The way One Small Step riffs on differing perspectives of the 1969 moon landing is key to Moore’s thinking around the project. Beyond the iconography of the astronaut helmet, he’s intrigued by the cultural phenomenon of the moon landing and the ongoing controversy of whether it was all one big fake. “What I find fascinating about the moon landings” he explains, “is there’s a lot of doubt, the mystery of it, did it really happen? In a way, what I’m celebrating is not necessarily the truth of whether or not it happened but I’m celebrating either the truth or the hoax. It doesn’t matter, it’s celebrating the fact that either man did walk on the moon or man tricked man into believing that man walked on the moon. But it’s something that is a really fascinating question to ask because it’s so huge, if it is a lie it’s such a massive one to make, and it’s quite plausible that man hasn’t got on the moon and it’s really weird that we can never really fully know. It’s bizarre. I’m 50:50. 50 yes, 50 no. But what a strange story! And that’s the mystery of the moon.”

Linked to One Small Step, Moore has been acting out a performance piece wearing a full astronaut suit – complete with helmet – and making evocative appearances at locations including The Other Art Fair in King’s Cross, the One Small Step exhibition opening at Gallery 286, and a couple of iconic British landmarks. Moore’s astronaut was first seen in public for the summer solstice at Stonehenge, after a last minute dash west from London, followed by an extended appearance at Glastonbury. As Moore describes it, he “lurked around Glastonbury as an astronaut for three or four days.” He says the early morning was the best time, with the light from the rising sun combined with the fact that “everyone’s a bit frazzled – and then all of a sudden there’s this white astronaut!” Next time, though, Moore says the astronaut will be pink. “That’s gonna be my next bold moment with the astronaut” he adds, “that’s the thing that’s going to separate it from all other astronauts – there’s plenty of white astronauts, there’s only going to be one pink one and that’s my one.”
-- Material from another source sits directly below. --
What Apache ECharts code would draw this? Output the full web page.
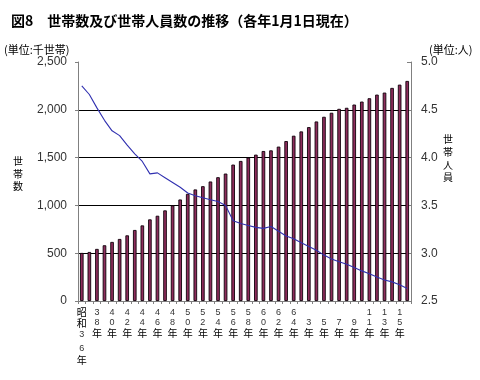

Along with the possibility of spotting a looming figure in pink, there will also be more to come from One Small Step: Moore is taking the project to LA in September, working with California-based artists, and has the possibility of a rather special Anish Kapoor astronaut helmet waiting in the wings. Like the moon landing it celebrates – truth or lie – One Small Step is leaping forward, and will hopefully boost the vital work MAG does in helping clear our own world of the horror of landmines, cluster munitions and unexploded bombs.